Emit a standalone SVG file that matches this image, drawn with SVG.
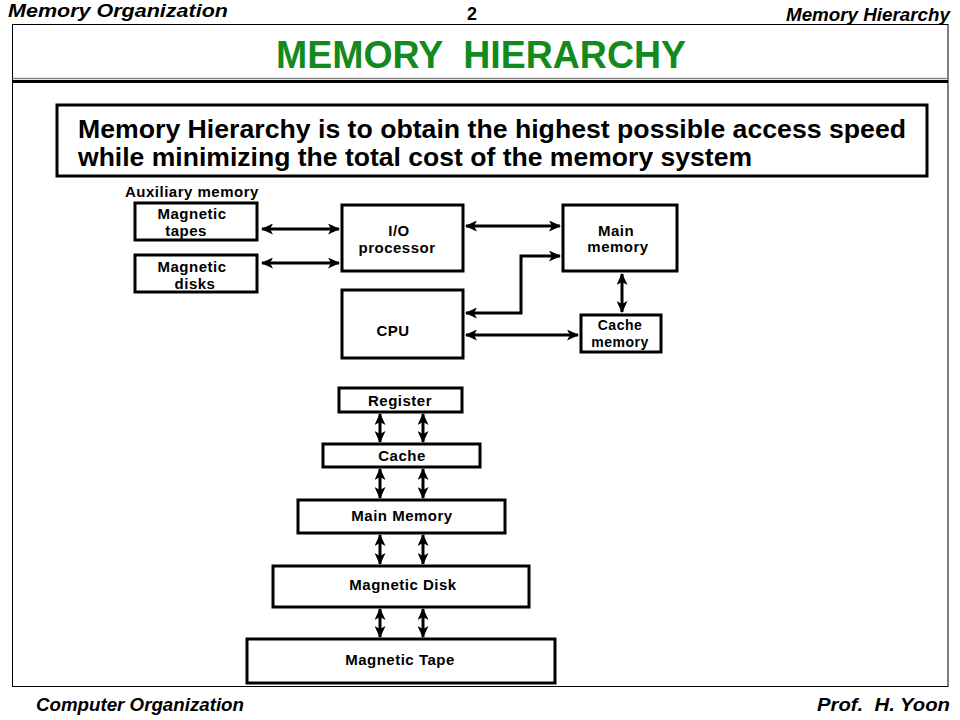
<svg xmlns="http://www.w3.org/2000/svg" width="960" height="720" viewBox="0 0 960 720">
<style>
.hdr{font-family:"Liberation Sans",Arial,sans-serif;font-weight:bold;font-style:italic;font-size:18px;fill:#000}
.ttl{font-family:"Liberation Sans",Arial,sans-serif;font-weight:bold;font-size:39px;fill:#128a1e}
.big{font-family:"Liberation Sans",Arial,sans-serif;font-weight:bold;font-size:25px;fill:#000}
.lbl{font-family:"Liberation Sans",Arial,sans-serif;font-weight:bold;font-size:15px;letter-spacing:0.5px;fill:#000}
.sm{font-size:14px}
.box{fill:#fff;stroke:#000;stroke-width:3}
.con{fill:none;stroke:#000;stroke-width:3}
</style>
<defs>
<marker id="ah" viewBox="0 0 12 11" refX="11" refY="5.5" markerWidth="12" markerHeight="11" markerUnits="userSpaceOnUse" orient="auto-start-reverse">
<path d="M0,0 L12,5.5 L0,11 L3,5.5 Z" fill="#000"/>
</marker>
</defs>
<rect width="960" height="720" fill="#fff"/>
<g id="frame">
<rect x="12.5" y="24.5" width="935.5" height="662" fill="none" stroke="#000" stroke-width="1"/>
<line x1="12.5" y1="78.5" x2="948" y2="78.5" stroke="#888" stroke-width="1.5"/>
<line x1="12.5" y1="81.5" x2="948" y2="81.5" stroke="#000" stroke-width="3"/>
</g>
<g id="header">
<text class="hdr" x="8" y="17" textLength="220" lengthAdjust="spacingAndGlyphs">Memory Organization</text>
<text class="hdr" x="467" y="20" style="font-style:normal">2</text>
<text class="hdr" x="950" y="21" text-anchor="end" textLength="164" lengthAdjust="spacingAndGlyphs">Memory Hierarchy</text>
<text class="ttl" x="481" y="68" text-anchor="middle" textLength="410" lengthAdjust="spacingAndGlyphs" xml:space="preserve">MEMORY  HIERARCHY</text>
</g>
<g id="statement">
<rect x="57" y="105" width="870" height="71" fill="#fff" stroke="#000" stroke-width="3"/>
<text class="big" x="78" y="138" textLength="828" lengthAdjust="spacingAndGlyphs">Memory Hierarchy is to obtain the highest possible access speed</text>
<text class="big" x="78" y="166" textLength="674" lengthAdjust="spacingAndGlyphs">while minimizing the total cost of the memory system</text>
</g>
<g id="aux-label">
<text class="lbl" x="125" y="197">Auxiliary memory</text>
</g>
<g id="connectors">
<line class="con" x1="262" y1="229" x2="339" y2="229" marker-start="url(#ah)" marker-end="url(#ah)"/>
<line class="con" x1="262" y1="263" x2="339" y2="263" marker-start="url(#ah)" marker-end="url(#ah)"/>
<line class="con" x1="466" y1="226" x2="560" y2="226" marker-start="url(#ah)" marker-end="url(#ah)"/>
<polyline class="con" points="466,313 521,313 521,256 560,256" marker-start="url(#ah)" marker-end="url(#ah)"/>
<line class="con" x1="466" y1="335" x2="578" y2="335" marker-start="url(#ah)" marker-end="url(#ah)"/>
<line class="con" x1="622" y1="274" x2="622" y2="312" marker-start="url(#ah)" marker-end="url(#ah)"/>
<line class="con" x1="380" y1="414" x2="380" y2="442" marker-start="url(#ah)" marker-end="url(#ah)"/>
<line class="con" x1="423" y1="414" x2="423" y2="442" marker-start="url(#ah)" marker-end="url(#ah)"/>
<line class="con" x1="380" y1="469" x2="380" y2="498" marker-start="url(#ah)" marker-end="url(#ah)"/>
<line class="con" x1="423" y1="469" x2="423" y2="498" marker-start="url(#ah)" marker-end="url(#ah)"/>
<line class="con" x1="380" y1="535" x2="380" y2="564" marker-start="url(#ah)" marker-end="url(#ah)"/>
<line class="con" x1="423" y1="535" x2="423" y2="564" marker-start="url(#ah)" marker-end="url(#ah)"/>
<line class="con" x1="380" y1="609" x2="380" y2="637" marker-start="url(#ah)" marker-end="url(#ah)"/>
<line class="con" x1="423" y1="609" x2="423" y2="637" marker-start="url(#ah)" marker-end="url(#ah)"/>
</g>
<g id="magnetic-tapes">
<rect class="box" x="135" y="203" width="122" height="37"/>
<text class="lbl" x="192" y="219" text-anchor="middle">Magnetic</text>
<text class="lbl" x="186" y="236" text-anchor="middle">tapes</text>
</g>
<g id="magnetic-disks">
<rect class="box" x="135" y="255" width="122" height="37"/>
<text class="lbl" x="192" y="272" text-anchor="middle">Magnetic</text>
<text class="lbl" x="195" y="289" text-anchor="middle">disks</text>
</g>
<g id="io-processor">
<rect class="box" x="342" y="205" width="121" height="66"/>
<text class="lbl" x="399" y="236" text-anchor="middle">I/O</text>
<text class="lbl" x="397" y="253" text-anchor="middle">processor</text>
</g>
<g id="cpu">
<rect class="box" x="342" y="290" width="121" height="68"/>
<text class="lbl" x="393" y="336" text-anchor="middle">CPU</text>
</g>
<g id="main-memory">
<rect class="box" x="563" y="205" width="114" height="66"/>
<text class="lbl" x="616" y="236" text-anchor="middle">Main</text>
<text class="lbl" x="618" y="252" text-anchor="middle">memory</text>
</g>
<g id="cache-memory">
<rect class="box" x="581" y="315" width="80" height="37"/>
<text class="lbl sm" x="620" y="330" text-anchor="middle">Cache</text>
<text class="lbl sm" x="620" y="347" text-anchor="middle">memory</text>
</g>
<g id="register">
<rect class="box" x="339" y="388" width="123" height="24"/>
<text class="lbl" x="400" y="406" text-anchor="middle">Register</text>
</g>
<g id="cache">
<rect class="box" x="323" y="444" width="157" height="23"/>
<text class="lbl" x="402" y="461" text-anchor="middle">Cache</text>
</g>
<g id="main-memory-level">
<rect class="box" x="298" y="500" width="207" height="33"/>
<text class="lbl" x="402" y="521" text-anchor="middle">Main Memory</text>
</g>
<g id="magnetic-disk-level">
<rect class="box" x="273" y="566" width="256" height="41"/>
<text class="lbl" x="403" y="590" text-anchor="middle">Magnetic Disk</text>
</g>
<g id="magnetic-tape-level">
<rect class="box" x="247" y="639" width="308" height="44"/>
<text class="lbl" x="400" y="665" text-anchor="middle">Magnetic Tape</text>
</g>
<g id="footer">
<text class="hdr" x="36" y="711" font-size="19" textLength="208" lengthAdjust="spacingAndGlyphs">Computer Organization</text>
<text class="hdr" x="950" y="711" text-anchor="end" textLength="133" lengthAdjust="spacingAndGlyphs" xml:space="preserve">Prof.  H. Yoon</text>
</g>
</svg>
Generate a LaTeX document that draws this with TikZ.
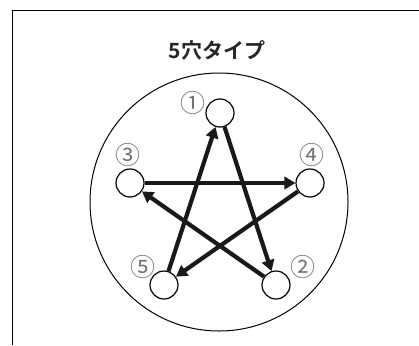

> [The task] Repeat the preceding records precisely, and leave every picture out of the copy.

> [Task result]
Emit a standalone SVG file that matches this image, drawn with SVG.
<svg xmlns="http://www.w3.org/2000/svg" width="960" height="720" viewBox="0 0 960 720">
<style>
.hdr{font-family:"Liberation Sans",Arial,sans-serif;font-weight:bold;font-style:italic;font-size:18px;fill:#000}
.ttl{font-family:"Liberation Sans",Arial,sans-serif;font-weight:bold;font-size:39px;fill:#128a1e}
.big{font-family:"Liberation Sans",Arial,sans-serif;font-weight:bold;font-size:25px;fill:#000}
.lbl{font-family:"Liberation Sans",Arial,sans-serif;font-weight:bold;font-size:15px;letter-spacing:0.5px;fill:#000}
.sm{font-size:14px}
.box{fill:#fff;stroke:#000;stroke-width:3}
.con{fill:none;stroke:#000;stroke-width:3}
</style>
<defs>
<marker id="ah" viewBox="0 0 12 11" refX="11" refY="5.5" markerWidth="12" markerHeight="11" markerUnits="userSpaceOnUse" orient="auto-start-reverse">
<path d="M0,0 L12,5.5 L0,11 L3,5.5 Z" fill="#000"/>
</marker>
</defs>
<rect width="960" height="720" fill="#fff"/>
<g id="frame">
<rect x="12.5" y="24.5" width="935.5" height="662" fill="none" stroke="#000" stroke-width="1"/>
<line x1="12.5" y1="78.5" x2="948" y2="78.5" stroke="#888" stroke-width="1.5"/>
<line x1="12.5" y1="81.5" x2="948" y2="81.5" stroke="#000" stroke-width="3"/>
</g>
<g id="header">
<text class="hdr" x="8" y="17" textLength="220" lengthAdjust="spacingAndGlyphs">Memory Organization</text>
<text class="hdr" x="467" y="20" style="font-style:normal">2</text>
<text class="hdr" x="950" y="21" text-anchor="end" textLength="164" lengthAdjust="spacingAndGlyphs">Memory Hierarchy</text>
<text class="ttl" x="481" y="68" text-anchor="middle" textLength="410" lengthAdjust="spacingAndGlyphs" xml:space="preserve">MEMORY  HIERARCHY</text>
</g>
<g id="statement">
<rect x="57" y="105" width="870" height="71" fill="#fff" stroke="#000" stroke-width="3"/>
<text class="big" x="78" y="138" textLength="828" lengthAdjust="spacingAndGlyphs">Memory Hierarchy is to obtain the highest possible access speed</text>
<text class="big" x="78" y="166" textLength="674" lengthAdjust="spacingAndGlyphs">while minimizing the total cost of the memory system</text>
</g>
<g id="aux-label">
<text class="lbl" x="125" y="197">Auxiliary memory</text>
</g>
<g id="connectors">
<line class="con" x1="262" y1="229" x2="339" y2="229" marker-start="url(#ah)" marker-end="url(#ah)"/>
<line class="con" x1="262" y1="263" x2="339" y2="263" marker-start="url(#ah)" marker-end="url(#ah)"/>
<line class="con" x1="466" y1="226" x2="560" y2="226" marker-start="url(#ah)" marker-end="url(#ah)"/>
<polyline class="con" points="466,313 521,313 521,256 560,256" marker-start="url(#ah)" marker-end="url(#ah)"/>
<line class="con" x1="466" y1="335" x2="578" y2="335" marker-start="url(#ah)" marker-end="url(#ah)"/>
<line class="con" x1="622" y1="274" x2="622" y2="312" marker-start="url(#ah)" marker-end="url(#ah)"/>
<line class="con" x1="380" y1="414" x2="380" y2="442" marker-start="url(#ah)" marker-end="url(#ah)"/>
<line class="con" x1="423" y1="414" x2="423" y2="442" marker-start="url(#ah)" marker-end="url(#ah)"/>
<line class="con" x1="380" y1="469" x2="380" y2="498" marker-start="url(#ah)" marker-end="url(#ah)"/>
<line class="con" x1="423" y1="469" x2="423" y2="498" marker-start="url(#ah)" marker-end="url(#ah)"/>
<line class="con" x1="380" y1="535" x2="380" y2="564" marker-start="url(#ah)" marker-end="url(#ah)"/>
<line class="con" x1="423" y1="535" x2="423" y2="564" marker-start="url(#ah)" marker-end="url(#ah)"/>
<line class="con" x1="380" y1="609" x2="380" y2="637" marker-start="url(#ah)" marker-end="url(#ah)"/>
<line class="con" x1="423" y1="609" x2="423" y2="637" marker-start="url(#ah)" marker-end="url(#ah)"/>
</g>
<g id="magnetic-tapes">
<rect class="box" x="135" y="203" width="122" height="37"/>
<text class="lbl" x="192" y="219" text-anchor="middle">Magnetic</text>
<text class="lbl" x="186" y="236" text-anchor="middle">tapes</text>
</g>
<g id="magnetic-disks">
<rect class="box" x="135" y="255" width="122" height="37"/>
<text class="lbl" x="192" y="272" text-anchor="middle">Magnetic</text>
<text class="lbl" x="195" y="289" text-anchor="middle">disks</text>
</g>
<g id="io-processor">
<rect class="box" x="342" y="205" width="121" height="66"/>
<text class="lbl" x="399" y="236" text-anchor="middle">I/O</text>
<text class="lbl" x="397" y="253" text-anchor="middle">processor</text>
</g>
<g id="cpu">
<rect class="box" x="342" y="290" width="121" height="68"/>
<text class="lbl" x="393" y="336" text-anchor="middle">CPU</text>
</g>
<g id="main-memory">
<rect class="box" x="563" y="205" width="114" height="66"/>
<text class="lbl" x="616" y="236" text-anchor="middle">Main</text>
<text class="lbl" x="618" y="252" text-anchor="middle">memory</text>
</g>
<g id="cache-memory">
<rect class="box" x="581" y="315" width="80" height="37"/>
<text class="lbl sm" x="620" y="330" text-anchor="middle">Cache</text>
<text class="lbl sm" x="620" y="347" text-anchor="middle">memory</text>
</g>
<g id="register">
<rect class="box" x="339" y="388" width="123" height="24"/>
<text class="lbl" x="400" y="406" text-anchor="middle">Register</text>
</g>
<g id="cache">
<rect class="box" x="323" y="444" width="157" height="23"/>
<text class="lbl" x="402" y="461" text-anchor="middle">Cache</text>
</g>
<g id="main-memory-level">
<rect class="box" x="298" y="500" width="207" height="33"/>
<text class="lbl" x="402" y="521" text-anchor="middle">Main Memory</text>
</g>
<g id="magnetic-disk-level">
<rect class="box" x="273" y="566" width="256" height="41"/>
<text class="lbl" x="403" y="590" text-anchor="middle">Magnetic Disk</text>
</g>
<g id="magnetic-tape-level">
<rect class="box" x="247" y="639" width="308" height="44"/>
<text class="lbl" x="400" y="665" text-anchor="middle">Magnetic Tape</text>
</g>
<g id="footer">
<text class="hdr" x="36" y="711" font-size="19" textLength="208" lengthAdjust="spacingAndGlyphs">Computer Organization</text>
<text class="hdr" x="950" y="711" text-anchor="end" textLength="133" lengthAdjust="spacingAndGlyphs" xml:space="preserve">Prof.  H. Yoon</text>
</g>
</svg>
Generate a LaTeX document that draws this with TikZ.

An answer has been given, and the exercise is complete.